In this survey, the majority of managers – 89% – report their organization has programs, activities, or initiatives to hire, train, and/or retain employees with disabilities with more than 3 in 5 (62%) reporting their organization has mentorship partnerships or job placement partnerships specifically. Additionally, about half of managers report having regular meetings with managers/supervisors (51%) or job coaching (50%) as other ways their organization hires, trains, and/or retains employees with disabilities.

The survey also identified accessibility skills and topics to include the following: disability as part of diversity programs, use of assistive technology by persons with disabilities, general understanding of disability, legal foundations for accessibility, Web Content Accessibility Guidelines (WCAG), policy development and implementation, multimedia accessibility, accessibility testing methodology, usability testing, image accessibility, HTML and accessibility, responsive design and zoom, and others.

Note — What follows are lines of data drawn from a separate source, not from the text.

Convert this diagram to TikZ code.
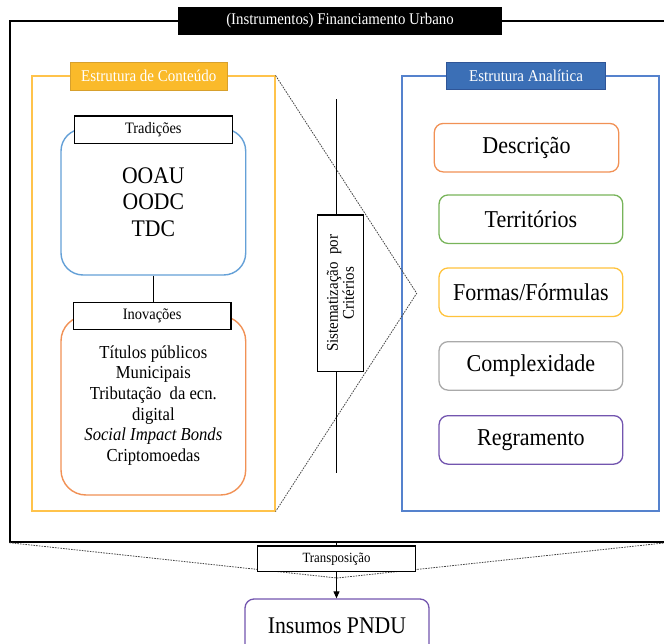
\documentclass[tikz,border=0pt]{standalone}
\usepackage{fontspec}
\setmainfont{Liberation Serif}[FakeStretch=0.91]
\usetikzlibrary{arrows.meta}
\definecolor{cframecol}{RGB}{255,195,75}
\definecolor{clabelfill}{RGB}{250,186,42}
\definecolor{clabeldraw}{RGB}{215,160,45}
\definecolor{aframecol}{RGB}{85,130,205}
\definecolor{alabelfill}{RGB}{59,111,182}
\definecolor{alabeldraw}{RGB}{47,85,151}
\definecolor{tradcol}{RGB}{100,160,215}
\definecolor{orangecol}{RGB}{241,145,85}
\definecolor{greencol}{RGB}{120,180,90}
\definecolor{yellowcol}{RGB}{255,195,60}
\definecolor{graycol}{RGB}{170,170,170}
\definecolor{purplecol}{RGB}{115,85,175}
\definecolor{dotcol}{RGB}{70,70,70}
\newcommand{\fsz}[2]{\fontsize{#1}{#2}\selectfont}
\tikzset{
  frame/.style={draw, line width=1.1pt, inner sep=0pt},
  tag/.style={draw, line width=1.2pt, fill=white, inner sep=0pt, font=\fsz{15.9pt}{17pt}},
  headlabel/.style={inner sep=0pt, text=white, font=\fsz{16.5pt}{18pt}},
  roundbox/.style={draw, line width=1.4pt, fill=white, inner sep=0pt, align=center},
  rbox/.style={draw, line width=1.3pt, rounded corners=9pt, fill=white, inner sep=0pt,
    minimum width=183.7pt, minimum height=48.5pt, font=\fsz{24.2pt}{26pt}},
  link/.style={line width=1pt, black},
  zoomline/.style={line width=0.8pt, dotcol, dash pattern=on 1.6pt off 1.1pt},
}
\begin{document}
\begin{tikzpicture}[x=1pt, y=-1pt]
\useasboundingbox (0,0) rectangle (664,644);
% outer frame and title
\node[draw, line width=1.4pt, minimum width=656pt, minimum height=521pt, inner sep=0pt] (outer) at (338,281.5) {};
\node[fill=black, text=white, inner sep=0pt, minimum width=324pt, minimum height=28pt, font=\fsz{16.3pt}{17pt}] (title) at (340,21) {(Instrumentos) Financiamento Urbano};
% left frame
\node[frame, draw=cframecol, minimum width=243pt, minimum height=435pt] (cframe) at (153.5,293.5) {};
\node[headlabel, fill=clabelfill, draw=clabeldraw, line width=0.8pt, minimum width=157.5pt, minimum height=28pt] (clabel) at (148.75,76) {Estrutura de Conteúdo};
% right frame
\node[frame, draw=aframecol, minimum width=257pt, minimum height=435pt] (aframe) at (530.5,293.5) {};
\node[headlabel, fill=alabelfill, draw=alabeldraw, line width=0.8pt, minimum width=158.5pt, minimum height=27pt] (alabel) at (526,76) {Estrutura Analítica};
% zoom lines
\coordinate (apex) at (416.7,293.3);
\draw[zoomline] (cframe.north east) -- (apex) -- (cframe.south east);
% tradicoes
\node[roundbox, draw=tradcol, rounded corners=22pt, minimum width=184.7pt, minimum height=146pt, font=\fsz{23.8pt}{26.7pt}] (tradbox) at (153.35,202) {OOAU\\OODC\\TDC};
\node[tag, minimum width=158pt, minimum height=27.3pt] (tradlabel) at (153.3,129.7) {Tradições};
% inovacoes
\node[roundbox, draw=orangecol, rounded corners=25pt, minimum width=184.7pt, minimum height=179pt, font=\fsz{18.3pt}{20.7pt}] (innbox) at (153.35,405.5) {Títulos públicos\\Municipais\\Tributação~ da ecn.\\digital\\\textit{Social Impact Bonds}\\Criptomoedas};
\node[tag, minimum width=157.7pt, minimum height=26.6pt] (innlabel) at (152.2,316) {Inovações};
\draw[link] (tradbox.south) -- (tradbox.south |- innlabel.north);
% central axis
\coordinate (ctop) at (336.8,99.3);
\coordinate (cbot) at (336.8,472.7);
\node[draw, line width=1.2pt, fill=white, rotate=90, inner sep=0pt, minimum width=156.7pt, minimum height=45.7pt, align=center, font=\fsz{16.4pt}{16pt}] (sist) at (340.5,293.3) {Sistematização~ por\\Critérios};
\draw[link] (ctop) -- (ctop |- sist.east);
\draw[link] (cbot) -- (cbot |- sist.west);
% analytic boxes
\node[rbox, draw=orangecol, minimum width=184.4pt] (desc) at (526.5,147.7) {Descrição};
\node[rbox, draw=greencol] (terr) at (530.9,219.2) {Territórios};
\node[rbox, draw=yellowcol] (form) at (530.9,292.2) {Formas/Fórmulas};
\node[rbox, draw=graycol] (comp) at (530.9,365.9) {Complexidade};
\node[rbox, draw=purplecol] (regr) at (530.9,439.9) {Regramento};
% bottom
\coordinate (vapex) at (337,578);
\draw[zoomline] (outer.south west) -- (vapex) -- (outer.south east);
\node[tag, line width=1.3pt, minimum width=157.7pt, minimum height=25.7pt, font=\fsz{14.1pt}{15pt}] (trans) at (336.5,558.9) {Transposição};
\draw[link] (trans.north) -- (trans.north |- outer.south);
\node[rbox, draw=purplecol, minimum width=184pt, minimum height=54pt, font=\fsz{23.9pt}{26pt}] (ins) at (337,626) {Insumos PNDU};
\draw[link, -{Triangle[length=7pt,width=6pt]}] (trans.south) -- (trans.south |- ins.north);
\end{tikzpicture}
\end{document}
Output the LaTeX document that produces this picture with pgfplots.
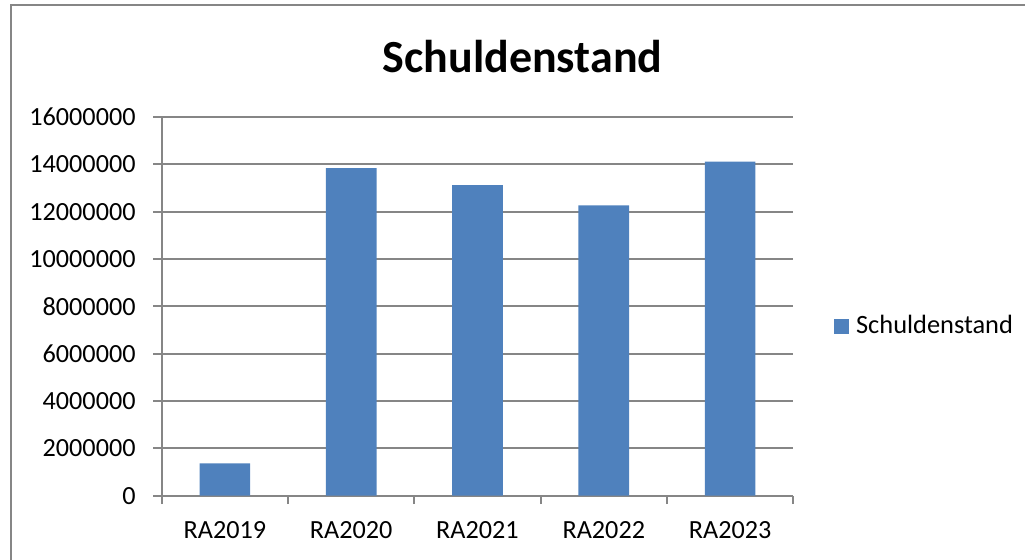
\documentclass[border=0pt]{standalone}
\usepackage{fontspec}
\setmainfont{Carlito}
\usepackage{pgfplots}
\pgfplotsset{compat=1.18}
\usepackage{xcolor}
\definecolor{barblue}{HTML}{4F81BD}
\definecolor{gridgray}{HTML}{868686}

\begin{document}
\begin{tikzpicture}
\path[use as bounding box] (-80.85pt,-31.65pt) rectangle (431.65pt,247.85pt);
\draw[gridgray, line width=1pt] (-75.35pt,-40pt) -- (-75.35pt,245.6pt) -- (440pt,245.6pt);
\begin{axis}[
  scale only axis,
  width=315.8pt, height=189.35pt,
  xmin=-0.5, xmax=4.5, ymin=0, ymax=16000000,
  axis x line*=bottom, axis y line*=left,
  axis line style={gridgray, line width=0.9pt, -},
  tick align=outside,
  major tick length=4.2pt,
  tick style={gridgray, line width=0.9pt},
  xtick={-0.5,0.5,1.5,2.5,3.5,4.5},
  xticklabels={},
  extra x ticks={0,1,2,3,4},
  extra x tick labels={RA2019,RA2020,RA2021,RA2022,RA2023},
  extra x tick style={major tick length=0pt, grid=none},
  ytick={0,2000000,4000000,6000000,8000000,10000000,12000000,14000000,16000000},
  scaled y ticks=false,
  ymajorgrids,
  grid style={gridgray, line width=0.9pt},
  /pgf/number format/fixed,
  /pgf/number format/1000 sep={},
  /pgf/number format/assume math mode=true,
  yticklabel style={anchor=east, inner sep=0pt, xshift=-8.65pt},
  xticklabel style={anchor=north, inner sep=0pt, yshift=-12.9pt},
  ticklabel style={font=\fontsize{13.1}{15}\selectfont, text=black},
  title={Schuldenstand},
  title style={at={(0.5713,1.0871)}, anchor=base, inner sep=0pt,
    font=\bfseries\fontsize{23}{28}\selectfont},
  legend style={at={(1.064,0.4494)}, anchor=west, draw=none, fill=none,
    inner sep=0pt, font=\fontsize{13.2}{15}\selectfont,
    nodes={inner sep=0pt, anchor=base west}},
  ybar, bar width=25.35pt, bar shift=0pt,
]
\addplot[fill=barblue, draw=none,
  legend image code/.code={\fill[barblue] (0pt,-0.4pt) rectangle (7.5pt,7.1pt);}]
  coordinates
  {(0,1370000) (1,13840000) (2,13120000) (3,12270000) (4,14110000)};
\addlegendentry{\hspace{3.5pt}Schuldenstand}
\end{axis}
\end{tikzpicture}
\end{document}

Survey findings show an increasing need for accessibility training and skill development. In the last five years, 59% of managers have seen an increase in demand for employees with accessibility skills in their organization, with one in 10 saying there has been a significant increase in demand. Virtually all managers – 95% – feel like they need professional development related to specific accessibility skills and/or topics. While there is no one area specifically identified, the three most often cited are disability as part of diversity programs (32%), the use of assistive technology by persons with disabilities (31%), and general understanding of disability (30%).

Among respondents who say it is difficult finding job candidates with accessibility skills, the most common reasons are that candidates don’t understand what accessibility skills are and candidates not having accessibility skills, with 53% of managers saying either of these. “Importantly, these findings show us there are not enough available resources for employees to gain this knowledge or expertise,” states Kate Sonka, Executive Director of Teach Access. “Coupled with the finding that most awareness, 48%, is related to previous professional experience, we can infer that previous experience may not offer a wholistic understanding of disability or accessibility skills. The findings help us see opportunities to improve skills development.”

The survey builds on findings from a 2023 study the University commissioned with The Harris Poll of human resource (HR) professionals to better understand workplace practices and approaches to employees with disabilities, resources and accommodations, findings which illustrated the need for employers to understand how to support employees with disabilities through strategies that focus on awareness, workplace community, and mental health. It also builds on a 2022 Accessibility Skills Gap Survey created by Teach Access that reflected a growing awareness toward adopting accessibility practices.

“Teach Access aims to create systemic change within education so that all students learn the fundamentals of disability and digital accessibility,” states Sonka. “It is essential to create a pipeline of future employees who can make technology accessible and inclusive. This survey supports the need for Teach Access programs and resources and emphasizes the importance of our collaboration with academia.”